--- Supplied records ---
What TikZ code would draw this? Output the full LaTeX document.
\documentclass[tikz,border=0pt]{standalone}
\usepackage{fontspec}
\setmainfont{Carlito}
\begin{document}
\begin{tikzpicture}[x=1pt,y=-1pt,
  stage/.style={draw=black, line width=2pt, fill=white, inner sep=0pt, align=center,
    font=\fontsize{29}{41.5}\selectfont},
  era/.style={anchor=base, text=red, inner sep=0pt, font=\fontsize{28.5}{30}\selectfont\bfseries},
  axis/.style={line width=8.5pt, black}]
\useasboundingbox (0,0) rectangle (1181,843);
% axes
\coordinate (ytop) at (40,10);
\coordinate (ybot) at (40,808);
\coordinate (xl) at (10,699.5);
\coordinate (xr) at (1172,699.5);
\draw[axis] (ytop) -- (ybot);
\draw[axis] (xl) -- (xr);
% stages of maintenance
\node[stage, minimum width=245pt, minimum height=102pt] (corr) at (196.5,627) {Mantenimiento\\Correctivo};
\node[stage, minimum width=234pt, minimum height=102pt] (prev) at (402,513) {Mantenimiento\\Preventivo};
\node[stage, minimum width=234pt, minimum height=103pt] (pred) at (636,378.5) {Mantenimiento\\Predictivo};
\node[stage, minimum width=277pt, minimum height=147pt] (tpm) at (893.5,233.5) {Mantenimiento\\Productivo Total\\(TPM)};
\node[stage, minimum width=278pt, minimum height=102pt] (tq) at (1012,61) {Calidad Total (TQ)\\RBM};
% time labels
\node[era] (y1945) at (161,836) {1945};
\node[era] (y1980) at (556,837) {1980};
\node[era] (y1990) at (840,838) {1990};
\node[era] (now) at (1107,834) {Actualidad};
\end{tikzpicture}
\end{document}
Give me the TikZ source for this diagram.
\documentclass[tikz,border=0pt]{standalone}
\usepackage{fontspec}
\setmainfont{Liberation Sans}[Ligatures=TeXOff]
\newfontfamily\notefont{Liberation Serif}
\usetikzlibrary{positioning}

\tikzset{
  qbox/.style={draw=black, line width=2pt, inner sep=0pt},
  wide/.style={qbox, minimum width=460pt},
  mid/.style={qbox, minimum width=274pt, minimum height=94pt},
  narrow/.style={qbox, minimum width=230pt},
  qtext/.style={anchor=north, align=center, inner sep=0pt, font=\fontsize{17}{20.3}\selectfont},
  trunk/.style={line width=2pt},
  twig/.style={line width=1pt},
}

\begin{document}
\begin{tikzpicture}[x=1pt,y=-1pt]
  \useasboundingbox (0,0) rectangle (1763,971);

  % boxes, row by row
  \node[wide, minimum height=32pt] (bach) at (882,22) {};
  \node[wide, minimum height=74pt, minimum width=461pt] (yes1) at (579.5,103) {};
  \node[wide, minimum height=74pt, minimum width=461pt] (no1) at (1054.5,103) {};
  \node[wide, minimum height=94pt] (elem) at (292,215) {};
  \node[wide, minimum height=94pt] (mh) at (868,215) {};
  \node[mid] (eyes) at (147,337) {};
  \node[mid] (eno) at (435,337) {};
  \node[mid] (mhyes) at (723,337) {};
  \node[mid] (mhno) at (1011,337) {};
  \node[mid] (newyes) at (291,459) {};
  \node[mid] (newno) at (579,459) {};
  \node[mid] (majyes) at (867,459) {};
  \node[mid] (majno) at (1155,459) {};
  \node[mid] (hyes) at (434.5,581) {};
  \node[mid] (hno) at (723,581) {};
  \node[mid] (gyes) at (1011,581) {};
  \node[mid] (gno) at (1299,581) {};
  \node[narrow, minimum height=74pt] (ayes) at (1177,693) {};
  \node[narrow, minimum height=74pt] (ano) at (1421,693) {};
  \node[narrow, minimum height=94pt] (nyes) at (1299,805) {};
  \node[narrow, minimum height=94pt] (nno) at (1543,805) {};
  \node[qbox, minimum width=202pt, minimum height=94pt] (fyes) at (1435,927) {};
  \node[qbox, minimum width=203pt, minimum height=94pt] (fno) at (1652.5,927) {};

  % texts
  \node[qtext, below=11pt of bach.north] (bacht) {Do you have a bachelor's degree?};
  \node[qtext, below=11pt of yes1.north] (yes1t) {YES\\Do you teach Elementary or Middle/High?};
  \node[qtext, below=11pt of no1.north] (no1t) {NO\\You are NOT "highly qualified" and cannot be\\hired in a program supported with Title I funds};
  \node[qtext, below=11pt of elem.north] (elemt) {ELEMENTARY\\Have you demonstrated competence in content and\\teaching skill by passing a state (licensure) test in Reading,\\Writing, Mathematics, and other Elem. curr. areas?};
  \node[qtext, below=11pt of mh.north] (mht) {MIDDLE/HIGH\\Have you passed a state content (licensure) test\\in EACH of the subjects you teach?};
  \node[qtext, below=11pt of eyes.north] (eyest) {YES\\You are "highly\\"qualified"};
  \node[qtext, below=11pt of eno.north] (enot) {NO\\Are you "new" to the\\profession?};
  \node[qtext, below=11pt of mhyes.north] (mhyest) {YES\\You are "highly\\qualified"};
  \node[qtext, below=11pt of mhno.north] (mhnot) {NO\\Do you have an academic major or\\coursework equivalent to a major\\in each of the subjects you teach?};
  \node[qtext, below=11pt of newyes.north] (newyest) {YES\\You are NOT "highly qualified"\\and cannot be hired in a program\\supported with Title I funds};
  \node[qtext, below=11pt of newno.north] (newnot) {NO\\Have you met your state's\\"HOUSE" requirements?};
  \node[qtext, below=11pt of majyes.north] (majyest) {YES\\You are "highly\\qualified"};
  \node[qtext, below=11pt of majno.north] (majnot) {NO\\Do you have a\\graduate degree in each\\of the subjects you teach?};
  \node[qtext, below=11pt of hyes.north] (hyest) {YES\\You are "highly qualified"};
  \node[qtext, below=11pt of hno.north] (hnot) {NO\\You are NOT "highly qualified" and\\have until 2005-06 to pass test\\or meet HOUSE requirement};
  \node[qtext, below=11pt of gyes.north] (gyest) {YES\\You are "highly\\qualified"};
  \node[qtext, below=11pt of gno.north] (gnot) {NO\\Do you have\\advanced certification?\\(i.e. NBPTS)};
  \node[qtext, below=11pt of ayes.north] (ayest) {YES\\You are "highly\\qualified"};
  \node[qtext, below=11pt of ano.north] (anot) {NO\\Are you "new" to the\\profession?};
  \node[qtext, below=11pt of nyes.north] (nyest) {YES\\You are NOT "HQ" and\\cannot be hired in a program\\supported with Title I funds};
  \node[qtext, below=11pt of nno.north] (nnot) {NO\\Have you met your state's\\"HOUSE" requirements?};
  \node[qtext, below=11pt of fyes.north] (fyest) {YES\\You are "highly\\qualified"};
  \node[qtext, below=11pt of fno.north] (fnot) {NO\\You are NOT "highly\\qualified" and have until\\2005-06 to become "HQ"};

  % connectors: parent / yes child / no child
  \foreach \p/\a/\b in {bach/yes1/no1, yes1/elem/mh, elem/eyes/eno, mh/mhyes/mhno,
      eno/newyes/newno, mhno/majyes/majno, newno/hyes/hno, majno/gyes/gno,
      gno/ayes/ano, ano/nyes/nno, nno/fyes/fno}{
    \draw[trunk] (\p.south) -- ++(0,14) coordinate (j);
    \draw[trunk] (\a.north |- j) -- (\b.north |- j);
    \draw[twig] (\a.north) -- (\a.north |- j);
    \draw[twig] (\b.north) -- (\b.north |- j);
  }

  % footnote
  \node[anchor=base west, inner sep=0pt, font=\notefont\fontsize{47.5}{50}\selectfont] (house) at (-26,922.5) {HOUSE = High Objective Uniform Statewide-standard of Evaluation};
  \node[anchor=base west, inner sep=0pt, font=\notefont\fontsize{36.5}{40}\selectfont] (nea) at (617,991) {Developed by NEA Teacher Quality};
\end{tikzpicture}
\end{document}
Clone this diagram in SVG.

--- Your objective ---
How many lines of the data hold the string "this"? Reply with the number alone.

--- Solution ---
3